Sevgili okur,
Günümüze ve yarınımıza not olsun diye,
Zalimle nasıl mücadele edilir anlatacağım sizlere…
Pek tabi “İYİLİK” ile. Keyifli okumalar.
Zulüm, zalim var olduğu için vardır. Zalime karşı ne yapılacağı bellidir. Dolayısı ile akil olan, güçlü hale gelene kadar bir araya gelmelidir. Ayrılıkları bir kenara bırakıp birliktelikleri bulmalı ve bu birliktelikler üzerinden sağlam bir toplum inşasının yollarını aramalıyız. Sanatla, edebiyatla, güzellik ve iyilikle, bilimle birleşerek güçlenmeliyiz. Çünkü, iyi insanlar güçlü olmadan, zulüm yok olmayacaktır.
İyi insanların bugün kafası karışık; kendi köşelerinde oturup öfke kusuyorlar. Kötüye kötü deyince iyi olacağımızı, zalime zalimsin diye bağırınca adaletin tesis edileceğini zannediyoruz. Ancak bu kadar kolay değil. Adil olmak, latif olmak, nazik olmak çaba gerektirir. Bunlar öz çalışma ve kendini yüceltmeyi gerektiren şeylerdir. Biz ise bunları kolaydan ve devletten bekliyoruz. Böyle bir şey olmayacak.
Harekete geçmek gerek. Farkındalık sahibi her kişi, kendince muhakkak faydalı bir şeyler yapıyordur. Size kendi hikayemi anlatayım: 2013 Gezi olaylarından sonra pasifize edilen TMMOB birimlerinden olan Mimarlar Odası yönetimi başkanlığı, 2019 ortalarında mevcut başkanın istifasıyla bana kaldı ve odacılık faaliyetlerim başladı. Oda yönetimimizle birlikte mesleki kazanımlar ve kamu yararı için çalışmalar yaptık, odamızı ayaklandırdık. Asıl kırılma ise 2023 Haziran’ında oldu. İlk birkaç ay üzerime kara bulutlar çöktü ve kendime gelemedim. Sonrasında "Umutsuz durum yoktur" diyerek, köşe yazıları yazmaya başladım. En ufak faydam olduysa, ne mutlu bana.

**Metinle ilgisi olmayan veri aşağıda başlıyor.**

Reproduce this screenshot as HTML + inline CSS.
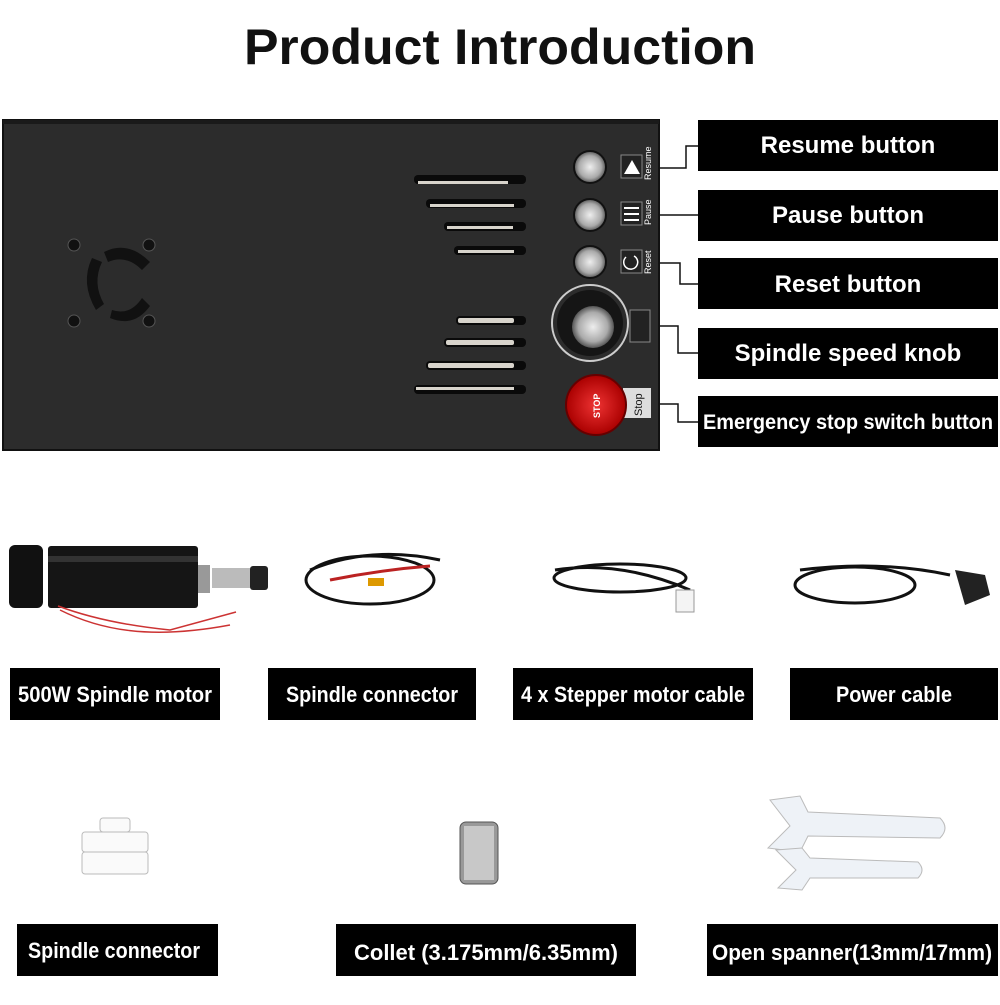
<!DOCTYPE html>
<html><head><meta charset="utf-8"><style>
body{margin:0;width:1000px;height:1000px;background:#fff;overflow:hidden;font-family:"Liberation Sans",sans-serif}
</style></head><body>
<svg width="1000" height="1000" viewBox="0 0 1000 1000" xmlns="http://www.w3.org/2000/svg">
<text x="500" y="64" text-anchor="middle" font-family="Liberation Sans, sans-serif" font-weight="bold" font-size="50" fill="#111" textLength="512" lengthAdjust="spacingAndGlyphs">Product Introduction</text>
<!-- panel -->
<rect x="3" y="120" width="656" height="330" fill="#2c2c2c" stroke="#111" stroke-width="2"/>
<rect x="3" y="120" width="656" height="4" fill="#1a1a1a"/>
<!-- fan -->
<g fill="#111" stroke="#555" stroke-width="1">
<circle cx="74" cy="245" r="6"/><circle cx="149" cy="245" r="6"/><circle cx="74" cy="321" r="6"/><circle cx="149" cy="321" r="6"/>
</g>
<path d="M92 258 Q80 283 96 310 L104 304 Q92 283 102 262Z" fill="#111"/>
<path d="M104 252 Q128 240 150 262 L142 270 Q126 254 108 262Z" fill="#111"/>
<path d="M110 318 Q134 328 150 306 L142 298 Q130 316 112 310Z" fill="#111"/>
<!-- slots -->
<g fill="#0a0a0a">
<rect x="414" y="175" width="112" height="9" rx="4"/>
<rect x="426" y="199" width="100" height="9" rx="4"/>
<rect x="444" y="222" width="82" height="9" rx="4"/>
<rect x="454" y="246" width="72" height="9" rx="4"/>
<rect x="456" y="316" width="70" height="9" rx="4"/>
<rect x="444" y="338" width="82" height="9" rx="4"/>
<rect x="426" y="361" width="100" height="9" rx="4"/>
<rect x="414" y="385" width="112" height="9" rx="4"/>
</g>
<g fill="#d8d4cc">
<rect x="418" y="181" width="90" height="3"/><rect x="430" y="204" width="84" height="3"/><rect x="447" y="226" width="66" height="3"/><rect x="458" y="250" width="56" height="3"/>
<rect x="458" y="318" width="56" height="5" rx="2"/><rect x="446" y="340" width="68" height="5" rx="2"/><rect x="428" y="363" width="86" height="5" rx="2"/><rect x="416" y="387" width="98" height="3"/>
</g>
<!-- buttons -->
<defs><radialGradient id="m"><stop offset="0" stop-color="#eee"/><stop offset="0.7" stop-color="#aaa"/><stop offset="1" stop-color="#555"/></radialGradient>
<radialGradient id="r"><stop offset="0" stop-color="#e33"/><stop offset="1" stop-color="#a00"/></radialGradient></defs>
<circle cx="590" cy="167" r="16" fill="url(#m)" stroke="#111" stroke-width="2"/>
<circle cx="590" cy="215" r="16" fill="url(#m)" stroke="#111" stroke-width="2"/>
<circle cx="590" cy="262" r="16" fill="url(#m)" stroke="#111" stroke-width="2"/>
<rect x="621" y="155" width="21" height="23" fill="#222" stroke="#888"/><path d="M624 174 L632 160 L640 174Z" fill="#fff"/>
<rect x="621" y="202" width="21" height="23" fill="#222" stroke="#888"/><rect x="624" y="207" width="15" height="2" fill="#fff"/><rect x="624" y="213" width="15" height="2" fill="#fff"/><rect x="624" y="219" width="15" height="2" fill="#fff"/>
<rect x="621" y="250" width="21" height="23" fill="#222" stroke="#888"/><path d="M634 256 A7 7 0 1 1 626 257" fill="none" stroke="#fff" stroke-width="1.5"/>
<g fill="#fff" font-size="9" font-family="Liberation Sans, sans-serif">
<text transform="translate(651,180) rotate(-90)">Resume</text>
<text transform="translate(651,225) rotate(-90)">Pause</text>
<text transform="translate(651,274) rotate(-90)">Reset</text>
<text transform="translate(643,338) rotate(-90)">Speed</text>
</g>
<rect x="630" y="310" width="20" height="32" fill="#222" stroke="#888"/>
<circle cx="590" cy="323" r="38" fill="none" stroke="#ccc" stroke-width="2"/>
<circle cx="590" cy="323" r="33" fill="#151515"/>
<circle cx="593" cy="327" r="21" fill="url(#m)"/>
<rect x="623" y="388" width="28" height="30" fill="#ddd"/>
<text transform="translate(642,416) rotate(-90)" font-size="11" fill="#111">Stop</text>
<circle cx="596" cy="405" r="30" fill="url(#r)" stroke="#600" stroke-width="2"/>
<text transform="translate(600,418) rotate(-90)" font-size="9" font-weight="bold" fill="#fff">STOP</text>
<!-- connector lines -->
<g fill="none" stroke="#111" stroke-width="1.5">
<path d="M659 168 H686 V146 H698"/>
<path d="M659 215 H698"/>
<path d="M659 263 H680 V284 H698"/>
<path d="M659 326 H678 V353 H698"/>
<path d="M659 404 H678 V422 H698"/>
</g>
<!-- right labels -->
<g fill="#000">
<rect x="698" y="120" width="300" height="51"/><rect x="698" y="190" width="300" height="51"/><rect x="698" y="258" width="300" height="51"/><rect x="698" y="328" width="300" height="51"/><rect x="698" y="396" width="300" height="51"/>
</g>
<g fill="#fff" font-size="24" font-weight="bold" text-anchor="middle" font-family="Liberation Sans, sans-serif">
<text x="848" y="153">Resume button</text>
<text x="848" y="223">Pause button</text>
<text x="848" y="292">Reset button</text>
<text x="848" y="361">Spindle speed knob</text>
<text x="848" y="429" font-size="21" textLength="290" lengthAdjust="spacingAndGlyphs">Emergency stop switch button</text>
</g>
<!-- motor -->
<rect x="9" y="545" width="34" height="63" rx="6" fill="#111"/>
<rect x="48" y="546" width="150" height="62" rx="3" fill="#151515"/>
<rect x="48" y="556" width="150" height="6" fill="#333"/>
<rect x="198" y="565" width="12" height="28" fill="#999"/>
<rect x="212" y="568" width="38" height="20" fill="#bbb"/>
<rect x="250" y="566" width="18" height="24" rx="3" fill="#222"/>
<path d="M58 606 C90 618 130 626 170 630 L236 612 M60 610 C100 630 150 640 230 625" stroke="#c33" stroke-width="1.5" fill="none"/>
<!-- cables -->
<g fill="none" stroke="#111" stroke-width="3">
<ellipse cx="370" cy="580" rx="64" ry="24"/><path d="M310 570 Q370 545 440 560"/>
<ellipse cx="620" cy="578" rx="66" ry="14"/><path d="M555 570 Q620 560 690 590"/>
<ellipse cx="855" cy="585" rx="60" ry="18"/><path d="M800 570 Q880 560 950 575"/>
</g>
<path d="M330 580 Q380 570 430 566" stroke="#b22" stroke-width="3" fill="none"/>
<rect x="368" y="578" width="16" height="8" fill="#d90"/>
<rect x="676" y="590" width="18" height="22" fill="#f4f4f4" stroke="#999"/>
<path d="M955 570 L985 575 L990 595 L965 605 Z" fill="#222"/>
<!-- bottom labels -->
<g fill="#000">
<rect x="10" y="668" width="210" height="52"/><rect x="268" y="668" width="208" height="52"/><rect x="513" y="668" width="240" height="52"/><rect x="790" y="668" width="208" height="52"/>
<rect x="17" y="924" width="201" height="52"/><rect x="336" y="924" width="300" height="52"/><rect x="707" y="924" width="291" height="52"/>
</g>
<g fill="#fff" font-size="22" font-weight="bold" text-anchor="middle" font-family="Liberation Sans, sans-serif">
<text x="115" y="702" textLength="194" lengthAdjust="spacingAndGlyphs">500W Spindle motor</text>
<text x="372" y="702" textLength="172" lengthAdjust="spacingAndGlyphs">Spindle connector</text>
<text x="633" y="702" textLength="224" lengthAdjust="spacingAndGlyphs">4 x Stepper motor cable</text>
<text x="894" y="702" textLength="116" lengthAdjust="spacingAndGlyphs">Power cable</text>
<text x="114" y="958" textLength="172" lengthAdjust="spacingAndGlyphs">Spindle connector</text>
<text x="486" y="960" textLength="264" lengthAdjust="spacingAndGlyphs">Collet (3.175mm/6.35mm)</text>
<text x="852" y="960" textLength="280" lengthAdjust="spacingAndGlyphs">Open spanner(13mm/17mm)</text>
</g>
<!-- terminal block -->
<g fill="#fafafa" stroke="#bbb">
<rect x="82" y="832" width="66" height="20" rx="3"/><rect x="82" y="852" width="66" height="22" rx="3"/>
<rect x="100" y="818" width="30" height="14" rx="3"/>
</g>
<!-- collet -->
<rect x="460" y="822" width="38" height="62" rx="6" fill="#999" stroke="#555"/>
<rect x="464" y="826" width="30" height="54" fill="#c8c8c8"/>
<!-- spanners -->
<g fill="#eef2f7" stroke="#bbb">
<path d="M770 800 L800 796 L808 812 L940 818 Q950 828 940 838 L808 836 L800 852 L768 848 L790 826 Z"/>
<path d="M776 850 L802 848 L810 858 L918 862 Q926 870 918 878 L810 878 L802 890 L778 888 L796 870 Z"/>
</g>
</svg>
</body></html>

Peki, netice? Yukarıda nedenini anlattım ya, kolay olmayacak, mücadele etmek lazım. Bu tarz çalışmaları kitaplardan ve tarih sayfalarından öğrendik. İyilik namına yapılan her türlü iş, insanların bakış açısını değiştirme potansiyeline sahiptir. Ve bunlar topluca yapıldığında, kitleleri değiştirebilir. Henüz belki dışarıda çok fazla sesini duymuyorsunuz ama, bugün bizim gibilerin yaptığı şeyler, yarının zihniyet değişimini sağlayacaktır. Kendimizi küçümsemeden, en küçük faydalı eylemden geri durmamalıyız. Çünkü biz yapmazsak, başkası yapmayacak.
Saf iyilik... Saflık ile salaklık arasında ince bir çizgi olduğu bilinir. Bu öğretide, kurtarmak istediğimiz kitlenin salaklık olarak gördüğü şeyleri bile isteye yapıyoruz. Bu yüzden takdir edilmeyi ve anlaşılmayı beklemeyin. Yaptıklarınıza anlam veremeyecekler, hatta kesin bir çıkarı vardır diyerek arkanızdan demediklerini bırakmayacaklar; aldırmayın. Bizler doğru yolu bilen, büyük resmi görenler olarak zor olanı, bilerek seçtik. ”Zor olan ise yapmamız gereken şeyi, yapmamız gereken zamanda yapmaktır.“ (LOTR alıntı)
Sonuç
Başta dedim ya, asıl olan zalimin varlığıdır ve zulüm, zalim var olduğu sürece devam edecektir. Dolayısıyla, sorunun kökeni zalimdir ve zalim, zulmetmekten vazgeçmedikçe bu devran böyle sürecek. Peki, zalim laftan anlar mı? Gülmeyin, laf olsun diye sordum. Tabi ki anlamaz. Us ile uslanmayacak bir avuç insan. O zaman, yukarıda da bahsettiğim gibi, farklılıkları bir kenara bırakarak, iyi insanlar bir araya gelmelidir ve bu lafta kalmadan iyi olana ulaşmak için eyleme geçilmelidir.
Türk toplumunun hali ortada. İnsani değerlerimiz, gelenek ve göreneklerimizin ne durumda olduğu malum. Topyekün bir yozlaşma tehlikesi altındayız. Geri dönüşü zor bir döneme girmek üzere olduğumuzun farkında mısınız?